Tuesday, November 20, 2018

Diversity Without Division

The United Methodist Church is not divided, it is diverse.

This distinction is crucial to understand in these weeks leading up to February's General Conference session. The practice of ministry looks very different from one region to another, from one town to another, even from one congregation to another in the same town, and even within one congregation!

And in this diversity of ministry, we are still the United Methodist Church. I am not sure when "diversity" became a bad thing, but among many it seems to be so. We are a beautifully, frustratingly diverse church; some people celebrate that and others dig in their heels against it.

Among the things we do very differently across the denomination are some practices that comprise the very heart of Christian discipleship: worship, Holy Communion, mission and service work, small group processes. Our buildings are diverse, our staffing structures are diverse, our administrative processes are diverse. We are a diverse denomination. (Or, as I have said before, we are a "holy mess.")

So, let me get to my point. In the United Methodist Church today, there are pastors who officiate at same-sex weddings, congregations that host same-sex weddings, and ordained clergy who are gay and out. And in the United Methodist Church there are pastors who will not officiate at same-sex weddings, congregations that refuse to host them, and conferences and bishops who would never ordain a person if they are gay and out.

That's the reality. That's what is happening now. And some look at that reality and see "division" whereas some see "diversity."

In addition, there are already a processes in place in our denomination to respond to all of that. We have processes by which we seek a "just resolution" to conflict. Paragraph 362 of our Book of Discipline says, "This review shall have as its primary purpose a just resolution of any violations of this sacred trust, in the hope that God’s work of justice, reconciliation and healing may be realized in the body of Christ."

The just resolution process allows for dialogue and relies on relationship. It means that one case may look very different from another, and be resolved in a very different way. And while that frustrates some, I would much rather have a flexible system that can be contextualized easily than a rigid system of automatic responses that we try to apply to every case everywhere, for all time.

Beyond that, there are already processes in place by which an individual member, a pastor, or a congregation can exit the denomination. There are connectional, structural, and financial implications in those processes, of course, and relationships that need healing and restoration as a result. Nevertheless we already have these processes in place. Those processes are utilized every year, as people and congregations decide to not be United Methodist any more.

We are "Methodists;" we have methods for doing everything we do!

My point is saying this is simply this. In practice, not a lot is going to change after this upcoming General Conference, no matter what happens there.
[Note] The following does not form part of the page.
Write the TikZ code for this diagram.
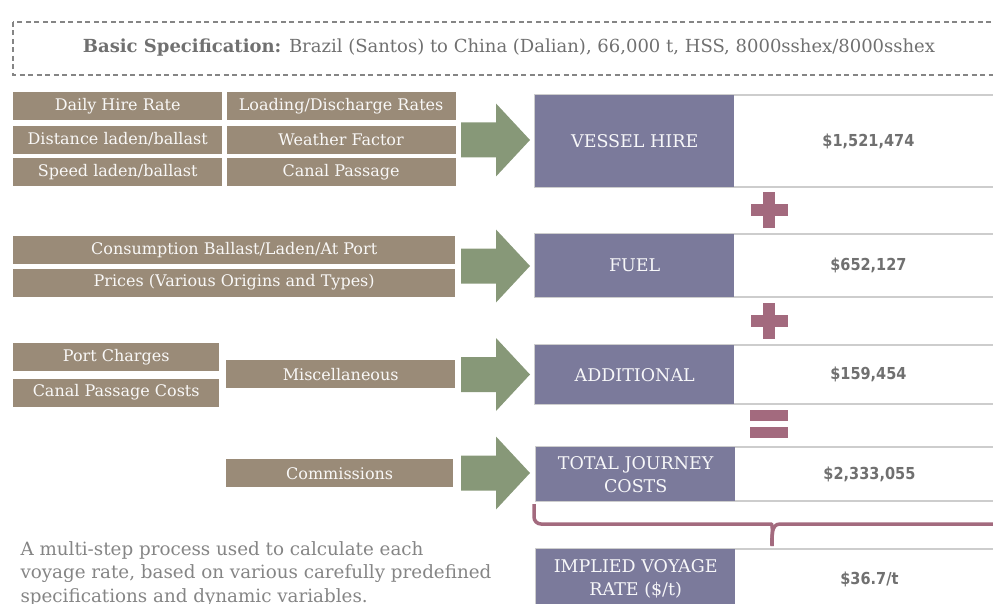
\documentclass[tikz,border=0pt]{standalone}
\usepackage{fontspec}
\setmainfont{DejaVu Serif}
\newfontfamily\valfont{DejaVu Sans}[FakeStretch=0.88]
\usepackage{xcolor}
\usetikzlibrary{positioning}
\definecolor{inbrown}{RGB}{154,139,120}
\definecolor{flowgreen}{RGB}{135,152,120}
\definecolor{costpurple}{RGB}{123,122,155}
\definecolor{opmauve}{RGB}{163,106,126}
\definecolor{txtgray}{RGB}{112,112,112}
\definecolor{rulegray}{RGB}{205,205,205}

\tikzset{
  input/.style={fill=inbrown, text=white!94!inbrown, minimum height=28pt, inner sep=0pt,
    font=\fontsize{16}{18}\selectfont},
  cost/.style={fill=costpurple, text=white!94!costpurple, inner sep=0pt, align=center,
    minimum width=199pt, font=\fontsize{17.5}{23}\selectfont},
  value/.style={text=txtgray, font=\valfont\bfseries\fontsize{16.5}{19}\selectfont},
  rowrule/.style={draw=rulegray, line width=1.2pt},
  brace/.style={draw=opmauve, line width=3.5pt},
  pics/flowarrow/.style={code={
    \fill[flowgreen] (0,-17.5) -- (35,-17.5) -- (35,-36.5) -- (69,0) -- (35,36.5)
      -- (35,17.5) -- (0,17.5) -- cycle;}},
  pics/plussign/.style={code={
    \fill[opmauve] (-18.5,-6) rectangle (18.5,6);
    \fill[opmauve] (-6,-18) rectangle (6,18);}},
  pics/equalsign/.style={code={
    \fill[opmauve] (-19,-14) rectangle (19,-3);
    \fill[opmauve] (-19,3) rectangle (19,14);}},
}

\begin{document}
\begin{tikzpicture}[x=1pt, y=-1pt]
\useasboundingbox (0,0) rectangle (993,604);
% specification banner
\draw[txtgray!85, line width=1.6pt, dash pattern=on 5pt off 3.5pt] (13,22) rectangle (1010,75);
\node[text=txtgray, font=\fontsize{18}{21}\selectfont] (spec) at (509,48)
  {\textbf{Basic Specification:} Brazil (Santos) to China (Dalian), 66,000 t, HSS, 8000sshex/8000sshex};

% vessel hire inputs
\node[input, minimum width=209pt, anchor=north west] (hire) at (13,92) {Daily Hire Rate};
\node[input, minimum width=209pt, below=5pt of hire] (dist) {Distance laden/ballast};
\node[input, minimum width=209pt, below=4pt of dist] (speed) {Speed laden/ballast};
\node[input, minimum width=229pt, right=4pt of hire] (load) {Loading/Discharge Rates};
\node[input, minimum width=229pt, right=4pt of dist] (weather) {Weather Factor};
\node[input, minimum width=229pt, right=4pt of speed] (canal) {Canal Passage};

% fuel inputs
\node[input, minimum width=442pt, anchor=north west] (cons) at (13,236) {Consumption Ballast/Laden/At Port};
\node[input, minimum width=442pt, below=4pt of cons] (prices) {Prices (Various Origins and Types)};

% additional inputs
\node[input, minimum width=206pt, anchor=north west] (port) at (13,343) {Port Charges};
\node[input, minimum width=206pt, below=7pt of port] (canalcost) {Canal Passage Costs};
\node[input, minimum width=229pt, anchor=north west] (misc) at (226,360) {Miscellaneous};

% commissions
\node[input, minimum width=227pt, anchor=north west] (comm) at (226,459) {Commissions};

% arrows
\pic at (461,140) {flowarrow};
\pic at (461,266) {flowarrow};
\pic at (461,374.5) {flowarrow};
\pic at (461,473) {flowarrow};

% cost rows
\draw[rowrule] (535,95) rectangle (1010,187);
\node[cost, minimum height=92pt, anchor=north west] (vessel) at (535,95) {VESSEL HIRE};
\node[value] (vesselval) at ([xshift=134pt]vessel.east) {\$1,521,474};

\draw[rowrule] (535,234) rectangle (1010,297);
\node[cost, minimum height=63pt, anchor=north west] (fuel) at (535,234) {FUEL};
\node[value] (fuelval) at ([xshift=134pt]fuel.east) {\$652,127};

\draw[rowrule] (535,345) rectangle (1010,404);
\node[cost, minimum height=59pt, anchor=north west] (addl) at (535,345) {ADDITIONAL};
\node[value] (addlval) at ([xshift=134pt]addl.east) {\$159,454};

\draw[rowrule] (536,447) rectangle (1010,501);
\node[cost, minimum height=54pt, anchor=north west] (total) at (536,447) {TOTAL JOURNEY\\COSTS};
\node[value] (totalval) at ([xshift=134pt]total.east) {\$2,333,055};

\draw[rowrule] (536,549) rectangle (1010,620);
\node[cost, minimum height=60pt, anchor=north west] (rate) at (536,549) {IMPLIED VOYAGE\\RATE (\$/t)};
\node[value] (rateval) at ([xshift=134pt]rate.east) {\$36.7/t};

% operators
\pic at (769,210) {plussign};
\pic at (769,321) {plussign};
\pic at (769,424) {equalsign};

% brace
\draw[brace, rounded corners=7pt] (534,504) |- (764,524) to[out=0,in=90] (772,546);
\draw[brace] (1010,524) -- (780,524) to[out=180,in=90] (772,546);

% note
\node[anchor=north west, align=left, text=txtgray!85, font=\fontsize{18.3}{23.5}\selectfont] (note) at (17,538)
  {A multi-step process used to calculate each\\
   voyage rate, based on various carefully predefined\\
   specifications and dynamic variables.};
\end{tikzpicture}
\end{document}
Pastors will continue to marry same-sex couples - the question is are we going to change our denominational policy to formally allow it.

People who are gay will continue to be ordained - the question is are we going to change our denominational policy to formally allow it.

For some, the answers to these questions will be a hard NO. For the "hard no" people on the right, it is a matter of Biblical obedience. But there are "hard no" people on the left as well, for whom just "allowing" it is not enough; it is a matter of Biblical justice and therefore our denominational policy needs to "mandate" it. This reflects the polarization in which we live these days.

If I may offer an unpopular opinion - the far right (and maybe the far left as well) will leave the United Methodist Church no matter what happens next February. And then in 2020 at the next General Conference we'll address the new reality and look toward the future.

And listen Linda, if we think the decision made at General Conference 2019 is going to "fix" the church once and for all, we are naive and short-sighted. There is no one easy way to "fix" our brokenness; salvation is a life-long endeavor.

But one thing we can do toward that end is to understand the distinction between divided and diverse, and to reclaim diversity as a healthy, beautiful characteristic of the church.